=== WRITTEN PROBLEM ===
Exclude the pictures and return every line exactly as written.

=== DATA PROVIDED ===
+ + +

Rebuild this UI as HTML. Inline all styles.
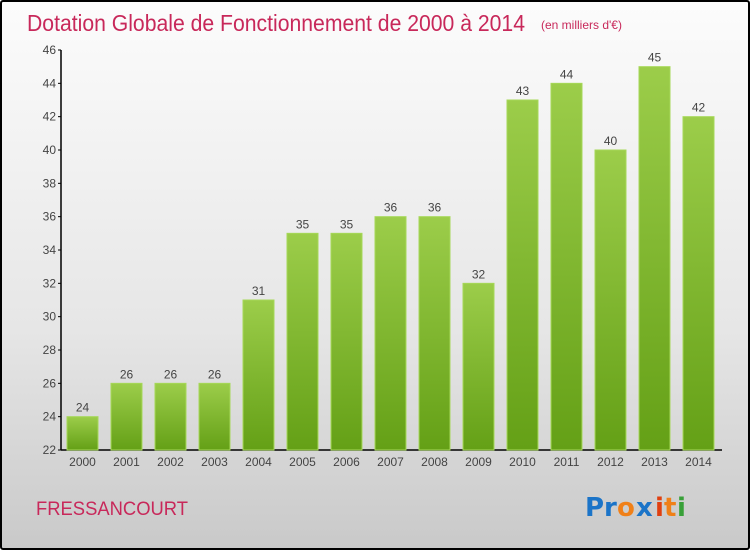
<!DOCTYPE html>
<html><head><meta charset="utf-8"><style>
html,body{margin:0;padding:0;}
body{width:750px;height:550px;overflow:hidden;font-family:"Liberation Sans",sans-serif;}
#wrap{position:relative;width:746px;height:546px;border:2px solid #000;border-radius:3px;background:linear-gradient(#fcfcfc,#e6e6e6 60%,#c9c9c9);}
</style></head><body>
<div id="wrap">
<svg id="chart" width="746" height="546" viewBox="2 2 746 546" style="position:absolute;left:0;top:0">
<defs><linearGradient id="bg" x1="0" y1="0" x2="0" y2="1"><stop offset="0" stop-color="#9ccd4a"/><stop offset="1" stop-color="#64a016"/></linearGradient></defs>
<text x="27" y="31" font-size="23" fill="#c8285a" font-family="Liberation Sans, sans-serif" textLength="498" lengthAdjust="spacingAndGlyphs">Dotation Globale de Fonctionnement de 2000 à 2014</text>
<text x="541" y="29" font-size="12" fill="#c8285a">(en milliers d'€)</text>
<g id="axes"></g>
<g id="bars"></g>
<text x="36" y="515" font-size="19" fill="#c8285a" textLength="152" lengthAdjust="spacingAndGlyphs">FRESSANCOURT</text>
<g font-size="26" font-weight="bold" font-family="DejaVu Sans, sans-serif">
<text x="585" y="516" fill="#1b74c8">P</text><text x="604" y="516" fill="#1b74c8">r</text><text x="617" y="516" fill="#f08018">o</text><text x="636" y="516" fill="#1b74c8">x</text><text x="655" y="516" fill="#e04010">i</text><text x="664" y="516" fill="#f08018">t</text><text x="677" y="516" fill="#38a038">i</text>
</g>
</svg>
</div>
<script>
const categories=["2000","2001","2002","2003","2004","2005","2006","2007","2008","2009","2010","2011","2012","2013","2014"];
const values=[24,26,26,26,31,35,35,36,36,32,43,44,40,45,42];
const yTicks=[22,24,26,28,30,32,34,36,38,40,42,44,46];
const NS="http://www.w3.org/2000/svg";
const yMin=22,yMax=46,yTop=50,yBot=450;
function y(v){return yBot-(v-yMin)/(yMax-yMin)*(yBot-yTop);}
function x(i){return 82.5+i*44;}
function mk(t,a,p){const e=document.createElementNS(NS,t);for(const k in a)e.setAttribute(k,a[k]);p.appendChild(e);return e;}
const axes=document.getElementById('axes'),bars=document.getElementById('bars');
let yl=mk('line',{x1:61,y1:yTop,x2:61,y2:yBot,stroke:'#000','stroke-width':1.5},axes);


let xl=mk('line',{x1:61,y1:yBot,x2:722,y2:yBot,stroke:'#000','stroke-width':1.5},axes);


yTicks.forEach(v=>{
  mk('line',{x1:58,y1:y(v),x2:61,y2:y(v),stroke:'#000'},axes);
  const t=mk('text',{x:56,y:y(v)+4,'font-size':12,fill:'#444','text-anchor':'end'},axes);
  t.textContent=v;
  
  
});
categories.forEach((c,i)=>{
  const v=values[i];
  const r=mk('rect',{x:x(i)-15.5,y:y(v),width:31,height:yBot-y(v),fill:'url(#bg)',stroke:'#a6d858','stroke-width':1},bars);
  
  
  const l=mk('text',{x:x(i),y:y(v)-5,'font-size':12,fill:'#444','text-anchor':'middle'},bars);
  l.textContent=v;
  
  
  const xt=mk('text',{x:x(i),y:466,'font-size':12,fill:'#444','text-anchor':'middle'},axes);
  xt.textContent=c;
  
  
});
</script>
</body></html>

+ + +

=== REPLY TO THE TASK ===
Rebuild this UI as HTML. Inline all styles.
<!DOCTYPE html>
<html><head><meta charset="utf-8"><style>
html,body{margin:0;padding:0;}
body{width:750px;height:550px;overflow:hidden;font-family:"Liberation Sans",sans-serif;}
#wrap{position:relative;width:746px;height:546px;border:2px solid #000;border-radius:3px;background:linear-gradient(#fcfcfc,#e6e6e6 60%,#c9c9c9);}
</style></head><body>
<div id="wrap">
<svg id="chart" width="746" height="546" viewBox="2 2 746 546" style="position:absolute;left:0;top:0">
<defs><linearGradient id="bg" x1="0" y1="0" x2="0" y2="1"><stop offset="0" stop-color="#9ccd4a"/><stop offset="1" stop-color="#64a016"/></linearGradient></defs>
<text x="27" y="31" font-size="23" fill="#c8285a" font-family="Liberation Sans, sans-serif" textLength="498" lengthAdjust="spacingAndGlyphs">Dotation Globale de Fonctionnement de 2000 à 2014</text>
<text x="541" y="29" font-size="12" fill="#c8285a">(en milliers d'€)</text>
<g id="axes"></g>
<g id="bars"></g>
<text x="36" y="515" font-size="19" fill="#c8285a" textLength="152" lengthAdjust="spacingAndGlyphs">FRESSANCOURT</text>
<g font-size="26" font-weight="bold" font-family="DejaVu Sans, sans-serif">
<text x="585" y="516" fill="#1b74c8">P</text><text x="604" y="516" fill="#1b74c8">r</text><text x="617" y="516" fill="#f08018">o</text><text x="636" y="516" fill="#1b74c8">x</text><text x="655" y="516" fill="#e04010">i</text><text x="664" y="516" fill="#f08018">t</text><text x="677" y="516" fill="#38a038">i</text>
</g>
</svg>
</div>
<script>
const categories=["2000","2001","2002","2003","2004","2005","2006","2007","2008","2009","2010","2011","2012","2013","2014"];
const values=[24,26,26,26,31,35,35,36,36,32,43,44,40,45,42];
const yTicks=[22,24,26,28,30,32,34,36,38,40,42,44,46];
const NS="http://www.w3.org/2000/svg";
const yMin=22,yMax=46,yTop=50,yBot=450;
function y(v){return yBot-(v-yMin)/(yMax-yMin)*(yBot-yTop);}
function x(i){return 82.5+i*44;}
function mk(t,a,p){const e=document.createElementNS(NS,t);for(const k in a)e.setAttribute(k,a[k]);p.appendChild(e);return e;}
const axes=document.getElementById('axes'),bars=document.getElementById('bars');
let yl=mk('line',{x1:61,y1:yTop,x2:61,y2:yBot,stroke:'#000','stroke-width':1.5},axes);


let xl=mk('line',{x1:61,y1:yBot,x2:722,y2:yBot,stroke:'#000','stroke-width':1.5},axes);


yTicks.forEach(v=>{
  mk('line',{x1:58,y1:y(v),x2:61,y2:y(v),stroke:'#000'},axes);
  const t=mk('text',{x:56,y:y(v)+4,'font-size':12,fill:'#444','text-anchor':'end'},axes);
  t.textContent=v;
  
  
});
categories.forEach((c,i)=>{
  const v=values[i];
  const r=mk('rect',{x:x(i)-15.5,y:y(v),width:31,height:yBot-y(v),fill:'url(#bg)',stroke:'#a6d858','stroke-width':1},bars);
  
  
  const l=mk('text',{x:x(i),y:y(v)-5,'font-size':12,fill:'#444','text-anchor':'middle'},bars);
  l.textContent=v;
  
  
  const xt=mk('text',{x:x(i),y:466,'font-size':12,fill:'#444','text-anchor':'middle'},axes);
  xt.textContent=c;
  
  
});
</script>
</body></html>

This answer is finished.